The words used in some definitions for these synonyms express this distinction: doable means “practicable” and feasible means “possible.” As is so often the case, the term derived from Latin is used when an element of abstraction, distance, and technical specificity is needed. The more earthy, Old English-derived doable is rarely used in formal writing, and is not found in the works of Shakespeare, the King James Bible, or any of the founding documents of the United States.

This abstract use of feasible also accounts for the word that expresses a putative, conceptual, or hypothetical state: feasibility.

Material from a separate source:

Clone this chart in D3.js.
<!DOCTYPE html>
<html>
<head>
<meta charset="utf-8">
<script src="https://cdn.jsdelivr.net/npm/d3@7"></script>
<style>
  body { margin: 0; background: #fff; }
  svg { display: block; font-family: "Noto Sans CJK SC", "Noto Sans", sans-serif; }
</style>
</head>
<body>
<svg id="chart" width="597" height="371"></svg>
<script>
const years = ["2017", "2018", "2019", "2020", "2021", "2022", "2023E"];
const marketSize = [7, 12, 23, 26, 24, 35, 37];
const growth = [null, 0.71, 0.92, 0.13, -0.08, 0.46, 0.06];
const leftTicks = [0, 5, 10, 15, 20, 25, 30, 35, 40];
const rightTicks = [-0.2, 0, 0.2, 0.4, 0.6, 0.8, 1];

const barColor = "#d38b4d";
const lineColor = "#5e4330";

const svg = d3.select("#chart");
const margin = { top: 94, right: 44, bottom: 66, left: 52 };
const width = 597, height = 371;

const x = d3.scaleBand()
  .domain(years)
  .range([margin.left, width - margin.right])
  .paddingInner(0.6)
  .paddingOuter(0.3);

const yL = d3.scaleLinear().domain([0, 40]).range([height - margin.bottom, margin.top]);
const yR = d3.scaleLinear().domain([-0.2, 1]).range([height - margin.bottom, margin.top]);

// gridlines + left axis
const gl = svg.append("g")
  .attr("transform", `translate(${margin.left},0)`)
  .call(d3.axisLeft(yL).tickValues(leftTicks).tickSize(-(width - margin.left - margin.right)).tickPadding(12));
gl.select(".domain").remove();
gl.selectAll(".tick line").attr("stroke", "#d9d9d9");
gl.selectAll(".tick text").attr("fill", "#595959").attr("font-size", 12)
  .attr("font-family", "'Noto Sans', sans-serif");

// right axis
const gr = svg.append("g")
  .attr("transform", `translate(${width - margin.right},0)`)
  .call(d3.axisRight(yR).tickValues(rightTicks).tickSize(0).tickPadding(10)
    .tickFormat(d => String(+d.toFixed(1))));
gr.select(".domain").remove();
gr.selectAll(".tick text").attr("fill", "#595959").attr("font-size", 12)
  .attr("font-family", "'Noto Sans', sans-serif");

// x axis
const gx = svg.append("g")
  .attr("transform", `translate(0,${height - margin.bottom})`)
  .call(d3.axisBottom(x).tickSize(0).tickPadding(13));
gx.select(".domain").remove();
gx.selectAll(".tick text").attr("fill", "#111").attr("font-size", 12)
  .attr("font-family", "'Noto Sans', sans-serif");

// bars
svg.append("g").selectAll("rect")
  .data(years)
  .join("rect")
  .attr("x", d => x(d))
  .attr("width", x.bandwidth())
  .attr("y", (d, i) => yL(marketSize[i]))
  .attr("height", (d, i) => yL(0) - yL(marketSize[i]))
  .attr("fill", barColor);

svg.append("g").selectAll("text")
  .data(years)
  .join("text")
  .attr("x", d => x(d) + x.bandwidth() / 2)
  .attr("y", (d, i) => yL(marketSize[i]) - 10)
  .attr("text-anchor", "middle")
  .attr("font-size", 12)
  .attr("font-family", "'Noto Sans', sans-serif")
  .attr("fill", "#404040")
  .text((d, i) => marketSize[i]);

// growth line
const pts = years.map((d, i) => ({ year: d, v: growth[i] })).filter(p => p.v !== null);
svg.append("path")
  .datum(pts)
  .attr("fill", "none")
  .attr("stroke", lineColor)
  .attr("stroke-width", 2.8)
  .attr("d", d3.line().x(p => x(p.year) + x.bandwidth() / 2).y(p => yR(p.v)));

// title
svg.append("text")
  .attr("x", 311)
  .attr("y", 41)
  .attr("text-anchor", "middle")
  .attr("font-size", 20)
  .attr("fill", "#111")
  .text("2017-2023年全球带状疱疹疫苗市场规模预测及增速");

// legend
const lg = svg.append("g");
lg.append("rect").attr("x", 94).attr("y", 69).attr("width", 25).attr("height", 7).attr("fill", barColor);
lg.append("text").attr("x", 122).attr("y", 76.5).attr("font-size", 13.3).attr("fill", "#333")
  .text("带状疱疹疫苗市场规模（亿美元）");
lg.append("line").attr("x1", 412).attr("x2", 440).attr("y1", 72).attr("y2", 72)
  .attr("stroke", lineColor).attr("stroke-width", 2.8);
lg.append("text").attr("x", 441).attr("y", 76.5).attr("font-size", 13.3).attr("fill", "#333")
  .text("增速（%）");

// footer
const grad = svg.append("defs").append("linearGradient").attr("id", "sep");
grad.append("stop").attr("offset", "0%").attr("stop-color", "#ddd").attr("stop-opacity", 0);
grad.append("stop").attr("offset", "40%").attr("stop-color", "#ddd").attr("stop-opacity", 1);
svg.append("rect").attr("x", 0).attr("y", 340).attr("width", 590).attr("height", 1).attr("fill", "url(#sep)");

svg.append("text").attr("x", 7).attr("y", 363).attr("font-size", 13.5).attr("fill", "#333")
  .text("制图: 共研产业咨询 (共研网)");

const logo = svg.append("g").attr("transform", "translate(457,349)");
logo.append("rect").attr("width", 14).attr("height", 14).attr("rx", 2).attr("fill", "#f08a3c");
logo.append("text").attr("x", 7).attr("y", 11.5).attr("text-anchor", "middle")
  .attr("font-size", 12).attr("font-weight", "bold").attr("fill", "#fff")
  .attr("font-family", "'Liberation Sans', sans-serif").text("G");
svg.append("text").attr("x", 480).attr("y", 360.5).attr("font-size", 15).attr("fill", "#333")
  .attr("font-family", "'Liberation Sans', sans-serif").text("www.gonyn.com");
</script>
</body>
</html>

Notice that it is used here, in this early example, in contrast with practicable:

The Lords and Commons assembled in Parliament, having by severall Certificats from credible men received full satisfaction, not onely of the feasibility of a late invention of double and multiple writing, found out and discovered by the industry of William Petty, and by him made practicable by Instruments, and means of severall natures and fashions, but also of the great use and profit which may redonnd to the Common-wealth in generall.
— William Petty, A Declaration Concerning the Newly Invented Art of Double Writing, 1648

Indeed, we frequently encounter feasibility study but not doability study (although doability is a word that is sometimes used, it hasn’t yet been added to most dictionaries). The technical specificity of usage for feasible connects it to related words used in legal contexts and some close cousins of feasible: malfeasance, meaning “wrongdoing” or “misconduct”; misfeasance, meaning “trespass” or “the performance of a lawful action in an illegal or improper manner”; nonfeasance, meaning “failure to do what ought to be done”; and feasance itself, a now-obsolete legal term meaning the “doing” or “execution” of an obligation or duty.

Though their etymological meanings may overlap, doable and feasible exist more in parallel with each other than as true synonyms. As long as something is just an idea, it’s feasible. When it’s time for action, we need to find out if it’s doable.